Before the “push” command, the new code goes through a “dry run” or a “preview environment,” and if it fails this test the deployment is not carried out. But if it succeeds, the configuration is pushed and validated using a smoke test or other verification step, and you then commit it to your master repository. This increases confidence in each deployment and results in a stable master branch with a commit history of successful deployments. You can still include manual approvals as part of the pipeline to have more control where required, but the goal is to have the approval and verification process automated as much as possible.
The tools to enable these specific patterns of GitOps are yet to reach maturity, but there are some promising options already. Jenkins X comes closest in terms of bringing a model of GitOps to reality. It focuses on automating management of various environments, and providing fast feedback on code changes before they’re merged to master. Weave Flux is another open source tool that is based on the idea of declaring a desired state for deployments in Git. Flux then ensures that the desired state is achieved in your live cluster. While the tools are still evolving, the patterns discussed here can be applied irrespective of the tools that enforce them.
Key Takeaways:
In this series, we’ve detailed how to create and optimize CI/CD pipelines for cloud native applications.

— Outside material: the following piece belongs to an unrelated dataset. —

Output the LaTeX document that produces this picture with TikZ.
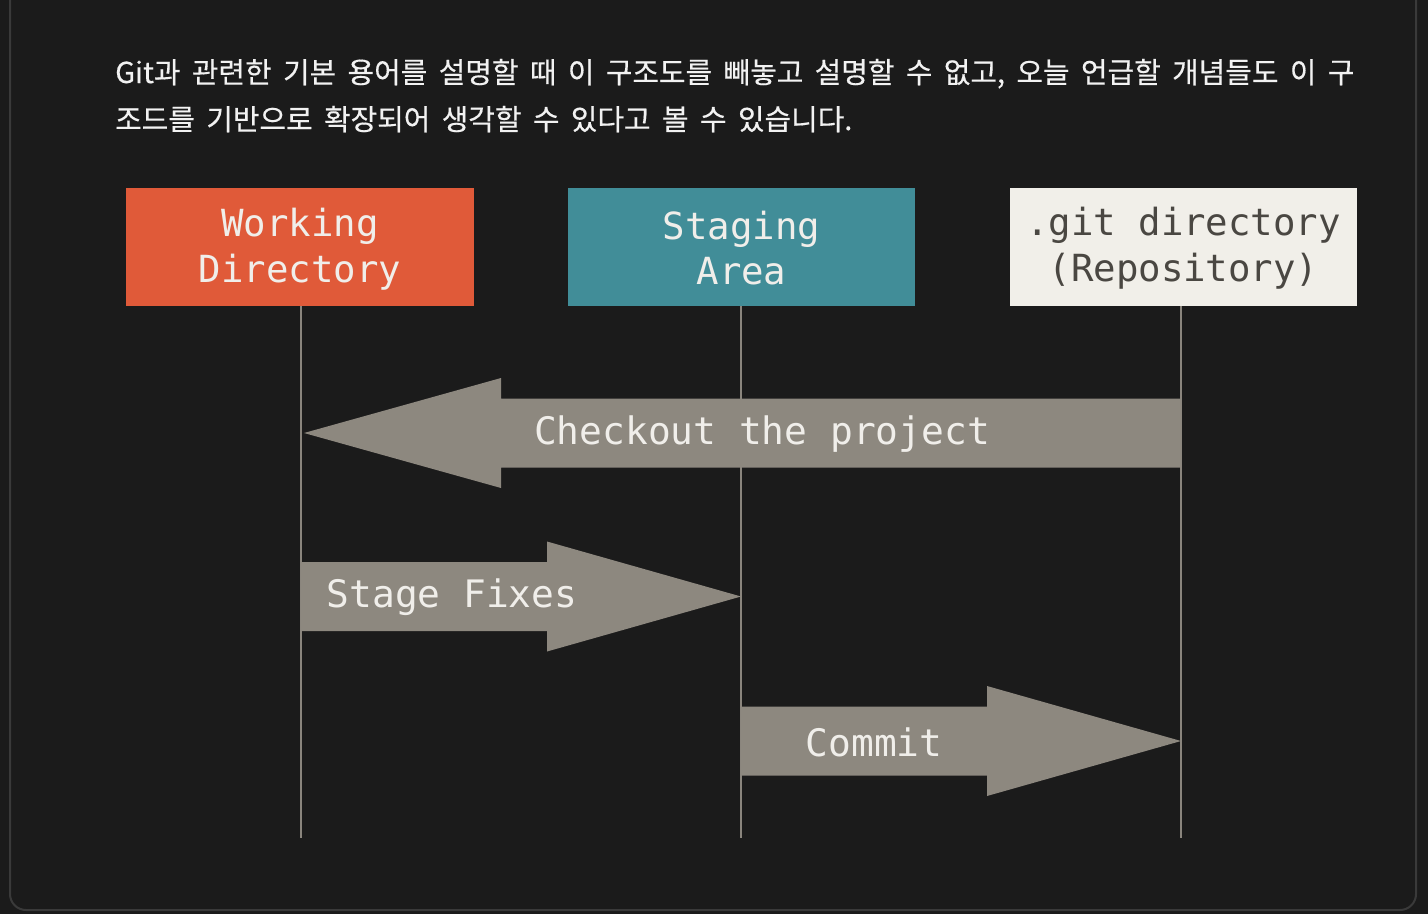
\documentclass[tikz,border=0pt]{standalone}
\usepackage{fontspec}
\newfontfamily\kofont[FakeBold=0.4]{Noto Sans CJK KR}
\newfontfamily\gitmono{DejaVu Sans Mono}
\usetikzlibrary{calc}
\definecolor{bgc}{HTML}{1B1B1B}
\definecolor{cardline}{HTML}{3A3A3A}
\definecolor{wdcol}{HTML}{E05A39}
\definecolor{sacol}{HTML}{418D98}
\definecolor{gitcol}{HTML}{F1EFE9}
\definecolor{gittxt}{HTML}{4A4742}
\definecolor{arrcol}{HTML}{8D887F}
\definecolor{linecol}{HTML}{8A857D}
\definecolor{lighttxt}{HTML}{F0EEEA}
\definecolor{kotxt}{HTML}{F2F2F2}
\newcommand\kosetup{\kofont\fontsize{29}{34}\selectfont\spaceskip=11.4bp\relax}
\newcommand\blockarrow[3]{%
  \fill[arrowfill] ($(#1)+(0,-34.5)$) -- ($(#2)+(#3,-34.5)$) -- ($(#2)+(#3,-55)$) -- (#2)
    -- ($(#2)+(#3,55)$) -- ($(#2)+(#3,34.5)$) -- ($(#1)+(0,34.5)$) -- cycle;}
\begin{document}
\begin{tikzpicture}[x=1bp,y=-1bp,
  stagebox/.style={rectangle, minimum width=347bp, minimum height=118bp, inner sep=0pt,
    align=center, font=\gitmono\fontsize{37.5}{46}\selectfont},
  boxtext/.style={inner sep=0pt, align=center, font=\gitmono\fontsize{37.5}{46}\selectfont},
  lifeline/.style={draw=linecol, line width=2bp},
  arrowfill/.style={fill=arrcol},
  arrowlabel/.style={text=lighttxt, font=\gitmono\fontsize{38}{46}\selectfont, inner sep=0pt},
  kotext/.style={text=kotxt, font=\kosetup, inner sep=0pt, anchor=base west}]
\fill[bgc] (0,0) rectangle (1428,914);
\useasboundingbox (0,0) rectangle (1428,914);
\draw[cardline, line width=2bp, rounded corners=16bp] (10,-40) -- (10,910) -- (1416,910) -- (1416,-40);

\node[kotext] (line1) at (115,83) {Git과 관련한 기본 용어를 설명할 때 이 구조도를 빼놓고 설명할 수 없고, 오늘 언급할 개념들도 이 구};
\node[kotext] (line2) at (115,130) {조드를 기반으로 확장되어 생각할 수 있다고 볼 수 있습니다.};

\node[stagebox, fill=wdcol, text=lighttxt] (wd) at (300,247) {};
\node[boxtext, text=lighttxt] (wdtext) at (300,249) {Working\\Directory};
\node[stagebox, fill=sacol, text=lighttxt] (sa) at (741.5,247) {};
\node[boxtext, text=lighttxt] (satext) at (741.5,248) {Staging\\Area};
\node[stagebox, fill=gitcol, text=gittxt] (git) at (1183.5,247) {};
\node[boxtext, text=gittxt] (gittext) at (1183.5,248) {.git directory\\(Repository)};

\coordinate (wdend) at (301,838);
\coordinate (saend) at (741,838);
\coordinate (gitend) at (1181,838);
\draw[lifeline] (wd.south -| wdend) -- (wdend);
\draw[lifeline] (sa.south -| saend) -- (saend);
\draw[lifeline] (git.south -| gitend) -- (gitend);

\coordinate (coTail) at (1181,433);
\coordinate (coTip) at (304,433);
\blockarrow{coTail}{coTip}{197}
\node[arrowlabel] (colabel) at (762,434) {Checkout the project};

\coordinate (sfTail) at (301,596.5);
\coordinate (sfTip) at (741,596.5);
\blockarrow{sfTail}{sfTip}{-194}
\node[arrowlabel] (sflabel) at (452,597.5) {Stage Fixes};

\coordinate (cmTail) at (741,741);
\coordinate (cmTip) at (1181,741);
\blockarrow{cmTail}{cmTip}{-194}
\node[arrowlabel] (cmlabel) at (874,742) {Commit};
\end{tikzpicture}
\end{document}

- In the first post, we talked about how you can quickly spin up local environments with Skaffold, and automate deployments in the cloud using Google Cloud Build.
- In the second post, we discussed how to harden and secure your CI/CD pipeline using the metadata API Grafeas. We also covered vulnerability scanning with Container Registry and enforcing security policies with Kritis and binary authorization.
- Finally, in this post, we discussed specific patterns and modifications to optimize and scale your GitOps-style workflow.
Whether you’re just starting out with building a CI/CD pipeline, or are in the process of revamping an outdated one, the tools, best practices, and patterns discussed here can be applied. In doing so, you’ll transform the way you build and ship modern, cloud-native applications.